DATA SHOWN
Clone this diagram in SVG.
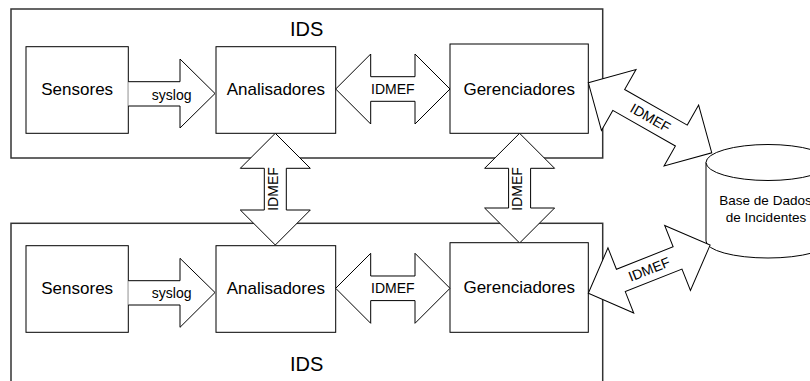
<svg xmlns="http://www.w3.org/2000/svg" width="810" height="381" viewBox="0 0 810 381">
  <style>
    text { font-family: "Liberation Sans", Arial, sans-serif; fill: #000; text-anchor: middle; }
    .frame { fill: #fff; stroke: #333; stroke-width: 1.5; }
    .box { fill: #fff; stroke: #000; stroke-width: 1; }
    .arrow { fill: #fff; stroke: #000; stroke-width: 1; stroke-linejoin: miter; }
    .node { font-size: 17px; }
    .title { font-size: 20px; }
    .lbl { font-size: 14px; }
    .db { font-size: 13.5px; }
  </style>

  <!-- IDS containers -->
  <g id="ids-top">
    <rect class="frame" x="11" y="9" width="591.7" height="149"/>
    <text class="title" x="306.7" y="35.5">IDS</text>
  </g>
  <g id="ids-bottom">
    <rect class="frame" x="11" y="223.3" width="591.7" height="170"/>
    <text class="title" x="306.7" y="370.5">IDS</text>
  </g>

  <!-- components of the upper IDS -->
  <g id="sensores-top">
    <rect class="box" x="26" y="46.7" width="102.3" height="86.6"/>
    <text class="node" x="77.2" y="95.4">Sensores</text>
  </g>
  <g id="analisadores-top">
    <rect class="box" x="216" y="46.7" width="119.7" height="86.6"/>
    <text class="node" x="275.8" y="95.4">Analisadores</text>
  </g>
  <g id="gerenciadores-top">
    <rect class="box" x="450" y="44" width="138.3" height="89.3"/>
    <text class="node" x="519.2" y="94.5">Gerenciadores</text>
  </g>

  <!-- components of the lower IDS -->
  <g id="sensores-bottom">
    <rect class="box" x="26" y="245.7" width="102.3" height="86.6"/>
    <text class="node" x="77.2" y="294.4">Sensores</text>
  </g>
  <g id="analisadores-bottom">
    <rect class="box" x="216" y="245.7" width="119.7" height="86.6"/>
    <text class="node" x="275.8" y="294.4">Analisadores</text>
  </g>
  <g id="gerenciadores-bottom">
    <rect class="box" x="450" y="242.7" width="138.3" height="89.6"/>
    <text class="node" x="519.2" y="292.8">Gerenciadores</text>
  </g>

  <!-- incident database -->
  <g id="base-incidentes">
    <path class="box" d="M706,162.5 V241 A62,17 0 0 0 830,241 V162.5"/>
    <ellipse class="box" cx="768" cy="162.5" rx="62" ry="18"/>
    <text class="db" x="765.5" y="205">Base de Dados</text>
    <text class="db" x="766" y="221.5">de Incidentes</text>
  </g>

  <!-- block arrows -->
  <g id="connectors">
    <!-- syslog: sensores -> analisadores -->
    <path class="arrow" d="M128.3,81.7 H180 V59 L215,93.5 L180,128 V106 H128.3"/>
    <text class="lbl" x="171.7" y="99.5">syslog</text>
    <path class="arrow" d="M128.3,280.7 H180 V258.3 L215,292.5 L180,327.3 V305 H128.3"/>
    <text class="lbl" x="171.7" y="298.3">syslog</text>

    <!-- IDMEF: analisadores <-> gerenciadores -->
    <path class="arrow" transform="translate(335.7,89)" d="M0,0 L35,-35 V-12.3 H79.3 V-35 L114.3,0 L79.3,35 V12.3 H35 V35 Z"/>
    <text class="lbl" x="392.8" y="94">IDMEF</text>
    <path class="arrow" transform="translate(335.7,288.3)" d="M0,0 L35,-35 V-12.3 H79.3 V-35 L114.3,0 L79.3,35 V12.3 H35 V35 Z"/>
    <text class="lbl" x="392.8" y="293.3">IDMEF</text>

    <!-- IDMEF: between the two IDS -->
    <path class="arrow" transform="translate(275.3,133.3) rotate(90)" d="M0,0 L35,-35 V-11 H76.7 V-35 L111.7,0 L76.7,35 V11 H35 V35 Z"/>
    <text class="lbl" transform="translate(272.5,189) rotate(-90)" y="5">IDMEF</text>
    <path class="arrow" transform="translate(519.6,133.3) rotate(90)" d="M0,0 L35,-35 V-11 H74.7 V-35 L109.7,0 L74.7,35 V11 H35 V35 Z"/>
    <text class="lbl" transform="translate(516.6,189) rotate(-90)" y="5">IDMEF</text>

    <!-- IDMEF: gerenciadores <-> base de dados -->
    <path class="arrow" transform="translate(588.3,82.7) rotate(29.6)" d="M0,0 L35,-35 V-12 H107 V-35 L142,0 L107,35 V12 H35 V35 Z"/>
    <text class="lbl" transform="translate(650.5,117.7) rotate(29.6)" y="5">IDMEF</text>
    <path class="arrow" transform="translate(588.3,293.3) rotate(-21.6)" d="M0,0 L35,-35 V-12 H96 V-35 L131,0 L96,35 V12 H35 V35 Z"/>
    <text class="lbl" transform="translate(649.2,269.2) rotate(-21.6)" y="5">IDMEF</text>
  </g>
</svg>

GIVEN EXERCISE
Write out the full listing verbatim, excluding its pictures.

RESPONSE FOR THIS EXERCISE
Clone this diagram in SVG.
<svg xmlns="http://www.w3.org/2000/svg" width="810" height="381" viewBox="0 0 810 381">
  <style>
    text { font-family: "Liberation Sans", Arial, sans-serif; fill: #000; text-anchor: middle; }
    .frame { fill: #fff; stroke: #333; stroke-width: 1.5; }
    .box { fill: #fff; stroke: #000; stroke-width: 1; }
    .arrow { fill: #fff; stroke: #000; stroke-width: 1; stroke-linejoin: miter; }
    .node { font-size: 17px; }
    .title { font-size: 20px; }
    .lbl { font-size: 14px; }
    .db { font-size: 13.5px; }
  </style>

  <!-- IDS containers -->
  <g id="ids-top">
    <rect class="frame" x="11" y="9" width="591.7" height="149"/>
    <text class="title" x="306.7" y="35.5">IDS</text>
  </g>
  <g id="ids-bottom">
    <rect class="frame" x="11" y="223.3" width="591.7" height="170"/>
    <text class="title" x="306.7" y="370.5">IDS</text>
  </g>

  <!-- components of the upper IDS -->
  <g id="sensores-top">
    <rect class="box" x="26" y="46.7" width="102.3" height="86.6"/>
    <text class="node" x="77.2" y="95.4">Sensores</text>
  </g>
  <g id="analisadores-top">
    <rect class="box" x="216" y="46.7" width="119.7" height="86.6"/>
    <text class="node" x="275.8" y="95.4">Analisadores</text>
  </g>
  <g id="gerenciadores-top">
    <rect class="box" x="450" y="44" width="138.3" height="89.3"/>
    <text class="node" x="519.2" y="94.5">Gerenciadores</text>
  </g>

  <!-- components of the lower IDS -->
  <g id="sensores-bottom">
    <rect class="box" x="26" y="245.7" width="102.3" height="86.6"/>
    <text class="node" x="77.2" y="294.4">Sensores</text>
  </g>
  <g id="analisadores-bottom">
    <rect class="box" x="216" y="245.7" width="119.7" height="86.6"/>
    <text class="node" x="275.8" y="294.4">Analisadores</text>
  </g>
  <g id="gerenciadores-bottom">
    <rect class="box" x="450" y="242.7" width="138.3" height="89.6"/>
    <text class="node" x="519.2" y="292.8">Gerenciadores</text>
  </g>

  <!-- incident database -->
  <g id="base-incidentes">
    <path class="box" d="M706,162.5 V241 A62,17 0 0 0 830,241 V162.5"/>
    <ellipse class="box" cx="768" cy="162.5" rx="62" ry="18"/>
    <text class="db" x="765.5" y="205">Base de Dados</text>
    <text class="db" x="766" y="221.5">de Incidentes</text>
  </g>

  <!-- block arrows -->
  <g id="connectors">
    <!-- syslog: sensores -> analisadores -->
    <path class="arrow" d="M128.3,81.7 H180 V59 L215,93.5 L180,128 V106 H128.3"/>
    <text class="lbl" x="171.7" y="99.5">syslog</text>
    <path class="arrow" d="M128.3,280.7 H180 V258.3 L215,292.5 L180,327.3 V305 H128.3"/>
    <text class="lbl" x="171.7" y="298.3">syslog</text>

    <!-- IDMEF: analisadores <-> gerenciadores -->
    <path class="arrow" transform="translate(335.7,89)" d="M0,0 L35,-35 V-12.3 H79.3 V-35 L114.3,0 L79.3,35 V12.3 H35 V35 Z"/>
    <text class="lbl" x="392.8" y="94">IDMEF</text>
    <path class="arrow" transform="translate(335.7,288.3)" d="M0,0 L35,-35 V-12.3 H79.3 V-35 L114.3,0 L79.3,35 V12.3 H35 V35 Z"/>
    <text class="lbl" x="392.8" y="293.3">IDMEF</text>

    <!-- IDMEF: between the two IDS -->
    <path class="arrow" transform="translate(275.3,133.3) rotate(90)" d="M0,0 L35,-35 V-11 H76.7 V-35 L111.7,0 L76.7,35 V11 H35 V35 Z"/>
    <text class="lbl" transform="translate(272.5,189) rotate(-90)" y="5">IDMEF</text>
    <path class="arrow" transform="translate(519.6,133.3) rotate(90)" d="M0,0 L35,-35 V-11 H74.7 V-35 L109.7,0 L74.7,35 V11 H35 V35 Z"/>
    <text class="lbl" transform="translate(516.6,189) rotate(-90)" y="5">IDMEF</text>

    <!-- IDMEF: gerenciadores <-> base de dados -->
    <path class="arrow" transform="translate(588.3,82.7) rotate(29.6)" d="M0,0 L35,-35 V-12 H107 V-35 L142,0 L107,35 V12 H35 V35 Z"/>
    <text class="lbl" transform="translate(650.5,117.7) rotate(29.6)" y="5">IDMEF</text>
    <path class="arrow" transform="translate(588.3,293.3) rotate(-21.6)" d="M0,0 L35,-35 V-12 H96 V-35 L131,0 L96,35 V12 H35 V35 Z"/>
    <text class="lbl" transform="translate(649.2,269.2) rotate(-21.6)" y="5">IDMEF</text>
  </g>
</svg>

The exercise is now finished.